Record heat, snow, rain, climate change, it’s all part of Utah’s wacky weather

It reached 79 degrees Sunday at Salt Lake City International Airport, breaking a record that had stood for 127 years.

That’s right. The last time it was this hot on this date was in 1895, when the temperature reached 76, according to the National Weather Service in Salt Lake City.

In fact, temperatures at Salt Lake City International Airport have broken records for three consecutive days.

Sunday will also enter the record books for Hanksville, Utah, which hit 85 degrees, eclipsing a high of 82 set in 1927.

A total of nine cities saw old temperature records broken on Sunday, while three others tied records.

The overnight low only dropped to 63 degrees, which the weather service said is 25 degrees above normal.

Spring is just over a week old, so do those high June temperatures mean it’s already over?

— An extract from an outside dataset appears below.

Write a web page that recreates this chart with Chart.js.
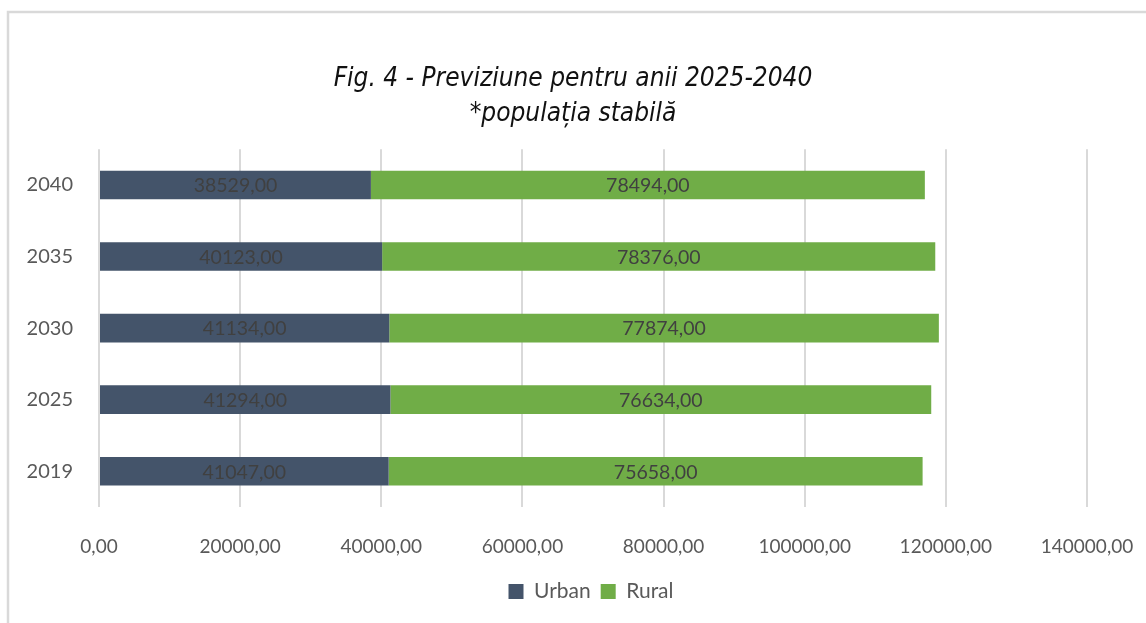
<!DOCTYPE html>
<html>
<head>
<meta charset="utf-8">
<script src="https://cdn.jsdelivr.net/npm/chart.js@4/dist/chart.umd.min.js"></script>
<style>
  html, body { margin: 0; padding: 0; background: #fff; }
  canvas { display: block; }
</style>
</head>
<body>
<canvas id="chart" width="1146" height="623"></canvas>
<script>
const years = ['2040', '2035', '2030', '2025', '2019'];
const urban = [38529, 40123, 41134, 41294, 41047];
const rural = [78494, 78376, 77874, 76634, 75658];
const titleLines = ['Fig. 4 - Previziune pentru anii 2025-2040', '*populația stabilă'];

const fmt = v => Number(v).toFixed(2).replace('.', ',');
const bodyFont = "Lato, 'Open Sans', sans-serif";

// light frame around the chart, like the office chart border
const framePlugin = {
  id: 'frame',
  beforeDraw(chart) {
    const ctx = chart.ctx;
    ctx.save();
    ctx.strokeStyle = '#d9d9d9';
    ctx.lineWidth = 2.5;
    ctx.beginPath();
    ctx.moveTo(8, chart.height);
    ctx.lineTo(8, 12);
    ctx.lineTo(chart.width, 12);
    ctx.stroke();
    ctx.restore();
  }
};

// value labels centred in each segment
const barLabels = {
  id: 'barLabels',
  afterDatasetsDraw(chart) {
    const ctx = chart.ctx;
    ctx.save();
    ctx.font = '19.5px ' + bodyFont;
    ctx.fillStyle = '#404040';
    ctx.textAlign = 'center';
    ctx.textBaseline = 'middle';
    chart.data.datasets.forEach((ds, i) => {
      chart.getDatasetMeta(i).data.forEach((bar, j) => {
        const p = bar.getProps(['x', 'y', 'base'], true);
        ctx.fillText(fmt(ds.data[j]), (p.x + p.base) / 2, p.y + 1);
      });
    });
    ctx.restore();
  }
};

// legend sits centred over the plot area rather than the whole canvas
const legendShift = {
  id: 'legendShift',
  afterLayout(chart) {
    if (chart.legend) chart.legend.left += 36;
  }
};

new Chart(document.getElementById('chart'), {
  type: 'bar',
  data: {
    labels: years,
    datasets: [
      { label: 'Urban', data: urban, backgroundColor: '#44546a' },
      { label: 'Rural', data: rural, backgroundColor: '#70ad47' },
    ]
  },
  options: {
    indexAxis: 'y',
    responsive: false,
    animation: false,
    barPercentage: 0.4,
    categoryPercentage: 1,
    layout: { padding: { left: 0, right: 0, top: 0, bottom: 11 } },
    plugins: {
      title: {
        display: true,
        text: titleLines,
        color: '#111',
        font: { family: "'Liberation Sans Narrow', 'DejaVu Sans Condensed', sans-serif", size: 26, style: 'italic', weight: 'normal', lineHeight: 1.35 },
        padding: { top: 62, bottom: 17 }
      },
      legend: {
        position: 'bottom',
        labels: { color: '#595959', font: { size: 21, family: bodyFont }, boxWidth: 15, boxHeight: 15, padding: 10 }
      },
      tooltip: { enabled: false }
    },
    scales: {
      x: {
        stacked: true, min: 0, max: 140000,
        ticks: { stepSize: 20000, color: '#595959', font: { size: 19, family: bodyFont }, padding: 28, callback: v => fmt(v) },
        grid: { color: '#d9d9d9', lineWidth: 2, drawTicks: false },
        border: { display: false },
        afterFit: s => { s.height = 64; s.paddingLeft = 0; s.paddingRight = 0; }
      },
      y: {
        stacked: true,
        ticks: { color: '#595959', font: { size: 20, family: bodyFont }, padding: 18 },
        grid: { display: false },
        border: { display: false },
        afterFit: s => { s.width = 99; }
      },
      spacer: {
        type: 'linear', position: 'right', display: true,
        ticks: { display: false }, grid: { display: false }, border: { display: false },
        afterFit: s => { s.width = 59; }
      }
    }
  },
  plugins: [framePlugin, barLabels, legendShift]
});
</script>
</body>
</html>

“No,” said Sam Webber, a meteorologist with the National Weather Service in Salt Lake City. “There were instances where we saw a 20-inch snowstorm in the Cottonwoods in June.”

On Monday, the same day the weather service tweeted about the overnight high lows, it also issued an advisory for winter weather conditions in the mountains of western Uinta and southern Utah, with snow accumulations planned.

Additionally, it issued a wind advisory for western Utah on Monday evening, warning of gusts up to 45 mph for that area.

“It’s been weird,” Webber said. “Spring can be anywhere. … This week has been impressive.

Even though water managers across the state were grimacing at the high temperatures this week given Utah’s drought conditions, a storm is moving in Monday through Tuesday that will bring some relief via valley rain and some mountain snow.

Webber said temperatures would return to what is typical for this time of year, around 58 degrees.

“It won’t be cold, but it won’t be those records either,” Webber said.

He added that in the spring, it’s not unusual for the state to go through those warm spells — although last weekend was off the charts — and then cool down.

There will be a weak storm system moving in later in the week, and additional storm activity during the first part of April, he said.

While last weekend’s weather may have prompted gardeners to pull out the hoe and other tools, Webber said it was still too early for that due to the possibility of cool temperatures.

“I’m not going to plant my garden yet.”